Continued problems with warcit and wacz

DHK · September 2, 2023, 8:26pm

I’ve finally gotten warcit to create warc files. The attached Goldenage warc seems to work fine loading the URLs, although no pages seem to have been defined. The WTICAlumni warc won’t even load any of the pages it finds. Also the resultant wacz doesn’t show anything even when I used a --detect-pages option. Since I can’t upload files here, a small 780K file is at https://www.wticalumni.com/warc/Warc-Wacz_Problems.zip
Thanks.

Hank · September 20, 2023, 9:08pm

Hey! I’ve also run into this issue on a personal archiving project. The way that warcit creates records isn’t completely compatible with py-wacz or ReplayWebpage right now. The WARC file should work in ReplayWebpage if you manually navigate to the correct URL, but it won’t show up in the pages list.

Ultimately, I think warcit needs to be updated? Unfortunately this is a very low priority task for the team right now as we are focused on getting Browsertrix out the door!

I know we’ll get there eventually, but it may take us a little bit of time. :\

DHK · September 21, 2023, 12:31am

Thanks for the reply. At least it’s not me : ) I needed it for a test project of a very small wacz file, so had been hoping to get my warcs combined into a wacz.

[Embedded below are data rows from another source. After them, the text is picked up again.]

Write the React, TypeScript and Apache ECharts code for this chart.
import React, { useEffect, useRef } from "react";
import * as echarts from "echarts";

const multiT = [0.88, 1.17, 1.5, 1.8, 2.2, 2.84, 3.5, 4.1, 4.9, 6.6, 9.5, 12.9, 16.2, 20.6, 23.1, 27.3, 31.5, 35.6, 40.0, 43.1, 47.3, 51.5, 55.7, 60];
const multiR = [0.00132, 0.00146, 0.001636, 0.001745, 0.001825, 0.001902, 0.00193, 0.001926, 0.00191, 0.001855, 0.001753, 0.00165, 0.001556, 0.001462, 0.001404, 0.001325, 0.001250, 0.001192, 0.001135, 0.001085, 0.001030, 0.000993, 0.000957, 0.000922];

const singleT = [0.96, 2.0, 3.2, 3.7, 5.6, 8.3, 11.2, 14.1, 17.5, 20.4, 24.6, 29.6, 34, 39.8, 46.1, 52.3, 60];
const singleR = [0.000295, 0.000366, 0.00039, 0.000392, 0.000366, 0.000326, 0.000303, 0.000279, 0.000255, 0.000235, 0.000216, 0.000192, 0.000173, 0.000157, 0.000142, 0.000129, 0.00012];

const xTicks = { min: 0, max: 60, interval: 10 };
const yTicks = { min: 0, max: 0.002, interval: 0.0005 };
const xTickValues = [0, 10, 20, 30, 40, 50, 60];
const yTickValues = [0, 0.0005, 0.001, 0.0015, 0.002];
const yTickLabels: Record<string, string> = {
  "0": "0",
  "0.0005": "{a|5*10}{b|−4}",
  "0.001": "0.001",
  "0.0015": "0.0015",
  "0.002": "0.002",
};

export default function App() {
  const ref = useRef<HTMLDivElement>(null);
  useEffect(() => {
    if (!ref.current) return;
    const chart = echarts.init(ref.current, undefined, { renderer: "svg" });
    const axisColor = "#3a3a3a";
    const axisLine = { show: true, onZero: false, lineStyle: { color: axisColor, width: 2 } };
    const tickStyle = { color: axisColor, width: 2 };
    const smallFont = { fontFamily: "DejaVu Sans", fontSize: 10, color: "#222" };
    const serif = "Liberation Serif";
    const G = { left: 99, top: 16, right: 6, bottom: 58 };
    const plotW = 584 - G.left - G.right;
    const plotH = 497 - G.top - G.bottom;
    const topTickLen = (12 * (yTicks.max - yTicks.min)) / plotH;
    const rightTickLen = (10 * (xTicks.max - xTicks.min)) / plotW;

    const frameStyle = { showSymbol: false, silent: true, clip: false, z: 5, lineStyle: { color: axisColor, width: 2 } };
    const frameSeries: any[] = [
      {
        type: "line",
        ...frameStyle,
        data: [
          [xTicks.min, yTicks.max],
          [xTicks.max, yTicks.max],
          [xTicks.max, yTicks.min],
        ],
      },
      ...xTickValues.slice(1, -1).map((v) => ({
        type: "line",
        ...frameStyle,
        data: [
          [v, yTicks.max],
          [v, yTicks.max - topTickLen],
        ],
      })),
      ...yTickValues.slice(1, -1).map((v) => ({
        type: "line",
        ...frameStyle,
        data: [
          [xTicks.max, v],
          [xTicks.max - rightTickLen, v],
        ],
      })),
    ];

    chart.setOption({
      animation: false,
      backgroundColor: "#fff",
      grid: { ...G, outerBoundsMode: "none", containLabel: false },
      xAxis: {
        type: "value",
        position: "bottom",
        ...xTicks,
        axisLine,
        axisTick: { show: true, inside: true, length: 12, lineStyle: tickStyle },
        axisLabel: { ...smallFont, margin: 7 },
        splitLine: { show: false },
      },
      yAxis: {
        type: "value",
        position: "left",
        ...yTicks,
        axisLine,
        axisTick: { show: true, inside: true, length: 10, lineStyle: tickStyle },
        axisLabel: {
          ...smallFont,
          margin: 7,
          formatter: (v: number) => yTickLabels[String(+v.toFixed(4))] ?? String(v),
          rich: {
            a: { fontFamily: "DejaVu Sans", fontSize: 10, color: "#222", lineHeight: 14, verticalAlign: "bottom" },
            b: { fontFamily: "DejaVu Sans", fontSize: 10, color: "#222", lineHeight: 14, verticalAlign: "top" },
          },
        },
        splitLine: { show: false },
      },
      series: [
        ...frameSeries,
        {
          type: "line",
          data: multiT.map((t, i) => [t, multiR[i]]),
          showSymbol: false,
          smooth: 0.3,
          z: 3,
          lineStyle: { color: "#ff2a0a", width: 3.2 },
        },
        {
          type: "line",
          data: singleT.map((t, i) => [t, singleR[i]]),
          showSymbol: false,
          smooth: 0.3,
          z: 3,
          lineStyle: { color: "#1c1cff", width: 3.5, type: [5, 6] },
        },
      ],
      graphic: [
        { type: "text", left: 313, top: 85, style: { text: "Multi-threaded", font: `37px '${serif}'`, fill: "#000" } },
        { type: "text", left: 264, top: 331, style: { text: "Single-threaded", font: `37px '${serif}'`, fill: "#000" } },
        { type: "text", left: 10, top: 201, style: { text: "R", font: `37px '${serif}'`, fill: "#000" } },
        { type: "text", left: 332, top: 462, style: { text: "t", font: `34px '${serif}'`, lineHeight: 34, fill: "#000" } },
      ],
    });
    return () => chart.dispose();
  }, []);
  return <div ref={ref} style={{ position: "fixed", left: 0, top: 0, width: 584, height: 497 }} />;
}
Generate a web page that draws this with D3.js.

Need a wacz as I have a two website combined wacz that links two related websites… and there are calls to the other that work great… but don’t want people to have to download a 25g warc file!

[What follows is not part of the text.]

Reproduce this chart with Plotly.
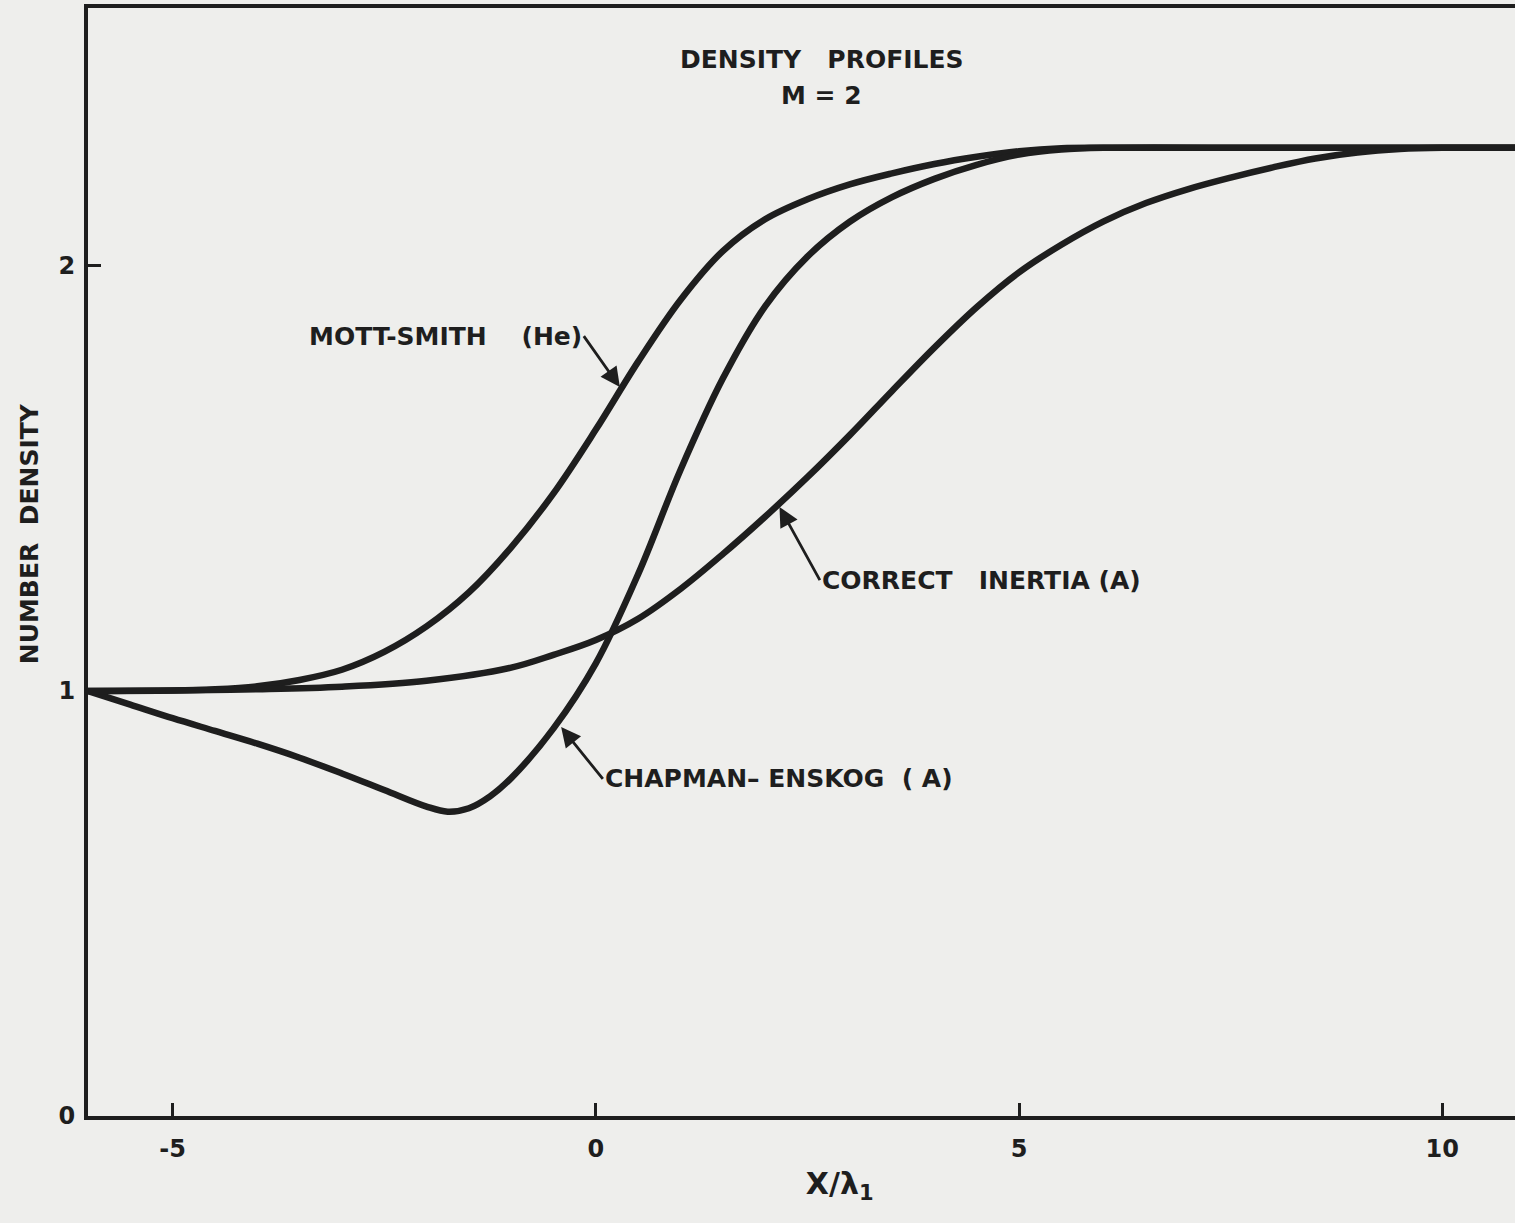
import plotly.graph_objects as go

# ---- data ----
mott_x = [-6.0, -5.0, -4.5, -4.0, -3.5, -3.0, -2.5, -2.0, -1.5, -1.0, -0.5, 0.0, 0.5, 1.0,
          1.5, 2.0, 2.5, 3.0, 3.5, 4.0, 4.5, 5.0, 5.5, 6.0, 8.0, 10.9]
mott_y = [1.000, 1.001, 1.004, 1.011, 1.026, 1.050, 1.092, 1.152, 1.232, 1.338, 1.465, 1.615, 1.775, 1.920,
          2.035, 2.110, 2.157, 2.192, 2.218, 2.240, 2.257, 2.270, 2.277, 2.278, 2.278, 2.278]

ce_x = [-6.0, -5.5, -5.0, -4.5, -4.0, -3.5, -3.0, -2.5, -2.0, -1.75, -1.5, -1.25, -1.0, -0.5, 0.0,
        0.5, 1.0, 1.5, 2.0, 2.5, 3.0, 3.5, 4.0, 4.5, 5.0, 5.5, 6.0, 8.0, 10.9]
ce_y = [1.000, 0.968, 0.936, 0.906, 0.876, 0.843, 0.806, 0.767, 0.728, 0.716, 0.724, 0.752, 0.795, 0.912, 1.065,
        1.275, 1.520, 1.735, 1.905, 2.022, 2.104, 2.162, 2.205, 2.238, 2.262, 2.274, 2.278, 2.278, 2.278]

ci_x = [-6.0, -5.0, -4.0, -3.0, -2.0, -1.0, -0.5, 0.0, 0.5, 1.0, 1.5, 2.0, 2.5, 3.0, 3.5, 4.0, 4.5,
        5.0, 5.5, 6.0, 6.5, 7.0, 7.5, 8.0, 8.5, 9.0, 9.5, 10.0, 10.9]
ci_y = [1.000, 1.001, 1.004, 1.010, 1.024, 1.055, 1.085, 1.120, 1.170, 1.240, 1.322, 1.410, 1.503, 1.602, 1.706,
        1.808, 1.903, 1.985, 2.050, 2.105, 2.148, 2.181, 2.208, 2.232, 2.253, 2.267, 2.275, 2.278, 2.278]

x_ticks = [-5, 0, 5, 10]
x_tick_text = ["-5", "0", "5", "10"]
y_ticks = [0, 1, 2]
y_tick_text = ["0", "1", "2"]

INK = "#1e1e1e"
BG = "#eeeeec"
FONT = "DejaVu Sans, sans-serif"

fig = go.Figure()
for xs, ys, name in [(mott_x, mott_y, "MOTT-SMITH (He)"),
                     (ce_x, ce_y, "CHAPMAN-ENSKOG (A)"),
                     (ci_x, ci_y, "CORRECT INERTIA (A)")]:
    fig.add_trace(go.Scatter(x=xs, y=ys, mode="lines", name=name,
                             line=dict(color=INK, width=6.5, shape="spline", smoothing=1.0)))

# title texts
for x, y, t in [(2.67, 2.485, "DENSITY   PROFILES"), (2.67, 2.402, "M = 2")]:
    fig.add_annotation(x=x, y=y, xref="x", yref="y", text="<b>%s</b>" % t, showarrow=False,
                       xanchor="center", yanchor="middle",
                       font=dict(family=FONT, size=25, color=INK))

# curve labels with arrows: (head x, head y, tail x, tail y, text, xanchor)
curve_labels = [
    (0.284, 1.715, -0.142, 1.835, "MOTT-SMITH    (He)", "right"),
    (2.17, 1.433, 2.647, 1.261, "CORRECT   INERTIA (A)", "left"),
    (-0.41, 0.915, 0.083, 0.793, "CHAPMAN– ENSKOG  ( A)", "left"),
]
for x, y, ax, ay, t, xa in curve_labels:
    fig.add_annotation(x=x, y=y, ax=ax, ay=ay, xref="x", yref="y", axref="x", ayref="y",
                       text="<b>%s</b>" % t, xanchor=xa, yanchor="middle",
                       showarrow=True, arrowhead=2, arrowsize=1.4, arrowwidth=2.8,
                       arrowcolor=INK, standoff=0, startstandoff=0,
                       font=dict(family=FONT, size=25, color=INK))

fig.update_layout(
    width=1515, height=1223,
    margin=dict(l=88, r=0, t=8, b=107),
    paper_bgcolor=BG, plot_bgcolor=BG,
    showlegend=False,
    font=dict(family=FONT, size=24, color=INK),
)
fig.update_xaxes(range=[-6.0, 10.86], showgrid=False, zeroline=False,
                 showline=True, linecolor=INK, linewidth=4, mirror=True,
                 ticks="inside", ticklen=13, tickwidth=3, tickcolor=INK,
                 tickvals=x_ticks, ticktext=["<b>%s</b>" % t for t in x_tick_text],
                 ticklabelstandoff=8, automargin=False,
                 tickfont=dict(family=FONT, size=24, color=INK),
                 title=dict(text="&nbsp;" * 8 + "<b>X/λ<sub>1</sub></b>", standoff=12,
                            font=dict(family=FONT, size=30, color=INK)))
fig.update_yaxes(range=[0, 2.607], showgrid=False, zeroline=False,
                 showline=True, linecolor=INK, linewidth=4, mirror=False,
                 ticks="inside", ticklen=13, tickwidth=3, tickcolor=INK,
                 tickvals=y_ticks, ticktext=["<b>%s</b>" % t for t in y_tick_text],
                 ticklabelstandoff=4, automargin=False,
                 tickfont=dict(family=FONT, size=24, color=INK),
                 title=dict(text="&nbsp;" * 7 + "<b>NUMBER  DENSITY</b>", standoff=14,
                            font=dict(family=FONT, size=25, color=INK)))

fig.write_html("out.html", config={"displayModeBar": False},
               post_script="document.body.style.margin='0px';document.body.style.background='%s';" % BG)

I’m working with the state of Connecticut (USA) Digital Archive who are interested in hosting the wacz file, but had hoped to test with a small file first… so I gave them a small single file to test with, instead of a small combined file. We’ll see how the project goes.

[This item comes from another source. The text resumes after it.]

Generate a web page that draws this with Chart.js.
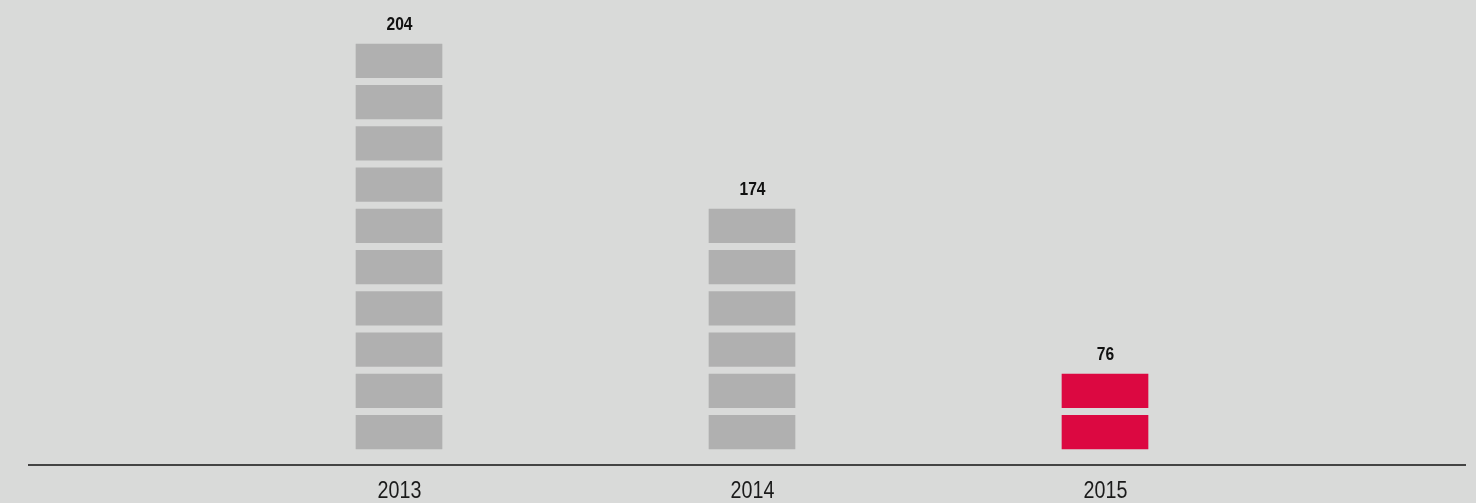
<!DOCTYPE html>
<html>
<head>
<meta charset="utf-8">
<script src="https://cdn.jsdelivr.net/npm/chart.js@4"></script>
<style>
  html, body { margin: 0; padding: 0; background: #d9dad9; }
  #wrap { width: 1476px; height: 503px; position: relative; }
</style>
</head>
<body>
<div id="wrap"><canvas id="chart"></canvas></div>
<script>
// data
const years = ['2013', '2014', '2015'];
const values = [204, 174, 76];
const blocks = [10, 6, 2];
const barColors = ['#b0b0b0', '#b0b0b0', '#dc0841'];

const FONT = '"Liberation Sans", Arial, sans-serif';
const NARROW = 0.82; // squeeze Liberation Sans to look like Arial Narrow
const blockFill = 33.75 / 41.25; // block height relative to its slot

// one dataset per block level, floating bars
const maxBlocks = Math.max(...blocks);
const datasets = [];
for (let i = 0; i < maxBlocks; i++) {
    datasets.push({
        data: blocks.map(n => n > i ? [i, i + blockFill] : null),
        backgroundColor: barColors,
        barThickness: 86,
        grouped: false
    });
}

function narrowText(ctx, text, x, y) {
    ctx.save();
    ctx.translate(x, y);
    ctx.scale(NARROW, 1);
    ctx.fillText(text, 0, 0);
    ctx.restore();
}

// value labels, year labels and the long baseline
const extras = {
    id: 'extras',
    afterDatasetsDraw(chart) {
        const ctx = chart.ctx;
        const x = chart.scales.x, y = chart.scales.y;
        const by = chart.chartArea.bottom;
        ctx.save();
        ctx.textAlign = 'center';
        ctx.textBaseline = 'middle';
        ctx.fillStyle = '#111';
        ctx.font = 'bold 19px ' + FONT;
        values.forEach((v, i) => {
            const top = y.getPixelForValue(blocks[i] - 1 + blockFill);
            narrowText(ctx, String(v), x.getPixelForValue(i) + 0.5, top - 19);
        });
        ctx.fillStyle = '#1a1a1a';
        ctx.font = '24px ' + FONT;
        years.forEach((yr, i) => {
            narrowText(ctx, yr, x.getPixelForValue(i) + 0.5, by + 26);
        });
        ctx.strokeStyle = '#444';
        ctx.lineWidth = 2;
        ctx.beginPath();
        ctx.moveTo(28, by);
        ctx.lineTo(1466, by);
        ctx.stroke();
        ctx.restore();
    }
};

new Chart(document.getElementById('chart'), {
    type: 'bar',
    data: { labels: years, datasets: datasets },
    options: {
        responsive: true,
        maintainAspectRatio: false,
        animation: false,
        layout: { padding: { left: 222.5, right: 194.5, top: 0, bottom: 38 } },
        plugins: { legend: { display: false }, tooltip: { enabled: false } },
        scales: {
            x: { display: false },
            y: {
                display: false,
                min: -16 / 41.25,
                max: 449 / 41.25
            }
        }
    },
    plugins: [extras]
});
</script>
</body>
</html>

Hank · September 29, 2023, 1:26am

If you need a smaller file as a test, feel free to use this WACZ of browsertrix.cloud (192KB)

Fun fact, (this isn’t well documented yet, I plan to do a pass on the ReplayWebpage docs in the nearish future) but ReplayWebpage (when embedded, not in the UI on the site) supports loading multiple WACZ files! You don’t actually have to rip them apart and re-create them (though that can be nice for portability).

You can do this by passing a JSON file to the sourceurl of ReplayWebpage using the following spec (should work )

{
  "name": "Collection Name",
  "description": "Description of all files for curation reasons",
  "modified": "2023-09-23T04:57:33",
  "crawlCount": 2,
  "tags": ["collectiontag1", "collectiontag2"],
  "resources": [
    {
      "name": "archive1.wacz",
      "path": "path/to/archive1.wacz",
      "hash": "e511cc962b156a37d3c7546d8e0533b31e7b49f8ef902f5cdd0c0e093a10522f",
    },
    {
      "name": "archive2.wacz",
      "path": "path/to/archive2.wacz",
      "hash": "caac5f6789d7f112a2717574f276861cf583db2eb145ac67d0c1d9b4f2713b1a",
    }
  ]
}

file hash, description (though encouraged!), tags, and modified timestamp should be optional??

Note that as this is undocumented some things are subject to change, also I’ve omitted some of the fields we fill in automatically in Browsertrix so if you try it out with only these fields LMK if it works for you!

DHK · September 29, 2023, 2:25am

Thanks @Hank. I solved my tiny wacz file need by just downloading a random small website. My two warc files when combined in a wacz are around 25G or so… The interesting thing is that they have calls to each other that stay within the wacz “ecosystem” and don’t go out to the real world!

Hank · September 29, 2023, 2:26am

Ah yeah, the above is meant for if you have multiple WACZ files already… But hey, bonus knowledge!

Hank · November 7, 2023, 5:12am

@DHK and for anyone who might run across this in the future… There’s an issue filed for this now!

No promises on when this will be addressed, but if you’re a GitHub user and you’d like to be notified when this issue is eventually closed, you can do so by subscribing in the sidebar.